Si può scommettere che pochissime persone hanno sperimentato il brivido di leggere per intero l’infinito romanzo Alla ricerca del tempo perduto di Marcel Proust. Un fiume esondante di ben sette volumi scritti nell’arco di quattordici anni, per lo più di notte, stando a letto, avvolto nell’atmosfera ovattata di una stanza con le pareti ricoperte di sughero. In totale, 3.724 pagine. D’altra parte si può altrettanto facilmente ritenere che moltissime persone hanno sentito citare l’episodio dei biscotti chiamati madeleine («che sembrano lo stampo della valva scanalata di una conchiglia di San Giacomo»), il cui profumo scatena nello scrittore l’inarrestabile tzunami dei ricordi.
Della insinuante capacità degli odori di suscitare ricordi, anche i più lontani nel tempo e nello spazio, di risvegliare visioni, sensazioni e magari anche rumori – voci comprese – si parla come di «Sindrome di Poust», proprio in omaggio al prodigo scrittore francese e all’aura che avvolge le madeleine. Indubbiamente tutti hanno conosciuto questa particolare esperienza della mente, consapevolmente cercata oppure anche inconsapevolmente subita. Ricordi sovente piacevoli, quasi sognanti, cullanti e sereni, ma a volte anche sgradevoli e dolenti, quelli che certo si sarebbe preferito non evocare mai. In ogni caso non governabili.
Ieri, in un negozio di leccornie per il palato, mi è “venuta incontro” una peperonata racchiusa in una grossa scatola di metallo. Ottocento grammi e un’etichetta multicolore. Con la peperonata mi è “venuta incontro” mia madre. Infatti da quel contenitore, una volta aperto, si è subito levato l’inconfondibile profumo di quel piatto della prima giovinezza, esattamente così come lo preparava lei per i figli ragazzini, in campagna. Per le altre anonime peperonate dei supermercati l’incanto non si era mai manifestato con contorni tanto concreti e netti, tanto “reali”: peperoni rossi e gialli, cipolla, un tocco d’aceto di puro vino, un pizzico di sale, un tocco di qualche aroma… i peperoni sono da sempre, insieme con pomodori e insalate di varia foggia e consistenza, la mia verdura più ghiotta.
A quel punto Proust si è già messo “in azione”.

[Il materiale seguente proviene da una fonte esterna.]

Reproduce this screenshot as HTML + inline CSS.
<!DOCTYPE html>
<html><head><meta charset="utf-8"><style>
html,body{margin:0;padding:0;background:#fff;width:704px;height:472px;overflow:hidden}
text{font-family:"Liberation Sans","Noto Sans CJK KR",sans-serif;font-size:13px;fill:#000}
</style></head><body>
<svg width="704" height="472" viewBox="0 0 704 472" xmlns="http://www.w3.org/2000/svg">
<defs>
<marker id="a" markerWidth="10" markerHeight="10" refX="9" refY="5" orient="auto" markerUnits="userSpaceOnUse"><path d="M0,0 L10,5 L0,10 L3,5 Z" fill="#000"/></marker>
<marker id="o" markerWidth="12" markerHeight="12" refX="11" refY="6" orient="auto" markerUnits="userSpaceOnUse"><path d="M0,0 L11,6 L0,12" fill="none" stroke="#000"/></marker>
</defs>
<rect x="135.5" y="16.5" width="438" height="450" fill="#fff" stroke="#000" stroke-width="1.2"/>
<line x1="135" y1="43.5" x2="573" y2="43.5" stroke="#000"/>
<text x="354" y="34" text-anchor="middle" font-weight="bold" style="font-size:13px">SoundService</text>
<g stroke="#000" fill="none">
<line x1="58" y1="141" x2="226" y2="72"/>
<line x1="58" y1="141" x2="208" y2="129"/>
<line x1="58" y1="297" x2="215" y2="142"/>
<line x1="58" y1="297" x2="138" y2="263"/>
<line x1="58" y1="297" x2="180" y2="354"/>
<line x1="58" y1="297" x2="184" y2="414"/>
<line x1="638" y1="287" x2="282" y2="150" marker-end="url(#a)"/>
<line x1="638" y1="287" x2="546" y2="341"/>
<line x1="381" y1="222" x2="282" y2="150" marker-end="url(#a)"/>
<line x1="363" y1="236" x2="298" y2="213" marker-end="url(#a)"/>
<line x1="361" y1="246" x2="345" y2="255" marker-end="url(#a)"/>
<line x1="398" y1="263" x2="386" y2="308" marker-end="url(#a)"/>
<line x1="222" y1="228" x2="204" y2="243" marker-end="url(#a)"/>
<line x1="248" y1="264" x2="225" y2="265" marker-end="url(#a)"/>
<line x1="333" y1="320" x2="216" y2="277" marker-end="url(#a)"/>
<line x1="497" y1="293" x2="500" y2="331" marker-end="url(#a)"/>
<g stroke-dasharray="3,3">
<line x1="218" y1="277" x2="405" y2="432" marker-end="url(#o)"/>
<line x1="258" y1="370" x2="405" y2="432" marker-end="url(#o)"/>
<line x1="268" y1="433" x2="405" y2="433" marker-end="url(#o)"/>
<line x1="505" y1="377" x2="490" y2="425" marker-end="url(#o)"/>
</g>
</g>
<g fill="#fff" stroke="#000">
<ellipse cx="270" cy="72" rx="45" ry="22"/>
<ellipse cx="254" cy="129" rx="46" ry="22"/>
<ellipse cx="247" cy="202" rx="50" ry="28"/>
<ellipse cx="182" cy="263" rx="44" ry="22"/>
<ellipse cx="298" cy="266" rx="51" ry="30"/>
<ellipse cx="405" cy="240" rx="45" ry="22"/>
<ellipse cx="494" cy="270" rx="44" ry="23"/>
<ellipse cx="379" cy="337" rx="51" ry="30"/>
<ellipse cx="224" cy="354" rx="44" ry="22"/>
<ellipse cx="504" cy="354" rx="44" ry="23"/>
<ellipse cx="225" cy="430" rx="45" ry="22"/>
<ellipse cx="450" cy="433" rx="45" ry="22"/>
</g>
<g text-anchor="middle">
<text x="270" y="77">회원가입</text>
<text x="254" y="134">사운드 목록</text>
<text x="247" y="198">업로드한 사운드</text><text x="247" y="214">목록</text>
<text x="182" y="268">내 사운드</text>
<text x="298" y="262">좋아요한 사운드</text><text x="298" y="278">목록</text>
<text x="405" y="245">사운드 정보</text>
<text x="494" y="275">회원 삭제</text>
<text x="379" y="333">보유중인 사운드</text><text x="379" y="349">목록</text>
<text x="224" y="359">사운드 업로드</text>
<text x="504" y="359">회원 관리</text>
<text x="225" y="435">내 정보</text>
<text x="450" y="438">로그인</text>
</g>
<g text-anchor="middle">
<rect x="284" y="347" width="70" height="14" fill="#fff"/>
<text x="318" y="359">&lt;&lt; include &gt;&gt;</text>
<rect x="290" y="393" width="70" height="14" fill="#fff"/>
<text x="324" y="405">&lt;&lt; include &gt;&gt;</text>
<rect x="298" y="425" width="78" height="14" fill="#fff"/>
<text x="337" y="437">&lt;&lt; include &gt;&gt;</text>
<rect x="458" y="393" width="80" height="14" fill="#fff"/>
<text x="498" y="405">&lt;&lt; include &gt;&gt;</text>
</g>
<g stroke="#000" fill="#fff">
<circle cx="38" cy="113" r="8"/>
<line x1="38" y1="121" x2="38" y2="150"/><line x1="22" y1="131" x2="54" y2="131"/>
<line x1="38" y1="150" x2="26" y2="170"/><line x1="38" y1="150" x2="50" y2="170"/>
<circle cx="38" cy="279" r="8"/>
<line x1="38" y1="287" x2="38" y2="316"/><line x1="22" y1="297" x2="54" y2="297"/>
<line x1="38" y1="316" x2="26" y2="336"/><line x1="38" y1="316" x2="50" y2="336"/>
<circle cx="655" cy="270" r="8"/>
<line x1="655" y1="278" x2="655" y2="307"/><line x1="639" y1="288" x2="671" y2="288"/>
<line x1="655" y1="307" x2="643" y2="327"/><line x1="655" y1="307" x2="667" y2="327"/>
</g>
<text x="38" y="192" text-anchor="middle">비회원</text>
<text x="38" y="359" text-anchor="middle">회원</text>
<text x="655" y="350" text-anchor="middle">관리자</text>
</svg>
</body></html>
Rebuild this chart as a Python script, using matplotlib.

Ecco la casa sulle colline del Biellese, ecco la stretta cucina del piano terra con la finestra che guarda la grande corte in terra battuta dove alla sera scorrazza allegro il grufolante maiale e dalla quale si inerpica la stretta strada a ciottoli che raggiunge la comunale, lassù in alto. Su quei ciottoli più di un’automobile, che si è dimenticata di prendere la rincorsa indispensabile per affrontare la ripida ascesa, si è bloccata e ha iniziato a scivolare pericolosamente all’indietro, mentre le ruote slittano e i freni stridono. Nella cucina con i fornelli alimentati dalla bombola del gas, consegnata dal ragazzotto che la tiene in equilibrio sul pianale della Vespa, mia madre prepara la “sua” peperonata, quella che andrà ad accompagnarsi con una grossa ciotola di riso all’inglese o con una, sia pur poco in sintonia con la stagione, polenta o anche un puré. La materia prima, peperoni di colori vari e cipolle bianche e dolci, se l’è procurata nell’orto, e magari ci è scappata pure una tenera zucchina. Mia madre si mette all’opera, con le maniche rimboccate, i multicolore grembiule allacciato dietro la schiena, il lungo coltello in mano e la padella lì di fianco, pronta a raggiungere il fuoco.
L’invisibile aroma ora sprigionatosi dalla scatola di alluminio, come un Genio della Lampada, ne richiama altri, inevitabili comprimari di quella evocazione campestre. L’odore dell’erba appena tagliata, quello dell’erba stesa al sole che sta diventando scorta di fieno per il prossimo inverno, l’odore denso della stalla, quello del pollaio e delle conigliere, delle pesche mature sugli alberi disposti in ordinate file, l’odore della vigna settembrina, dei pomodori, della salvia, del basilico già in fiore, della legna che cede alla forza della sega impegnata ad accantonare il combustibile per le giornate senza sole e debordanti nebbia, il rassicurante profumo delle caldarroste, quello della grappa e quello del mosto che borbotta giù in cantina, l’odore tiepido del gatto ronronante in un angolo della poltrona mentre guarda il mondo con gli occhi a fessura… l’odore rassicurante e inebriante dell’aria di campagna. Una campagna che forse non c’è più, se non nel ricordo.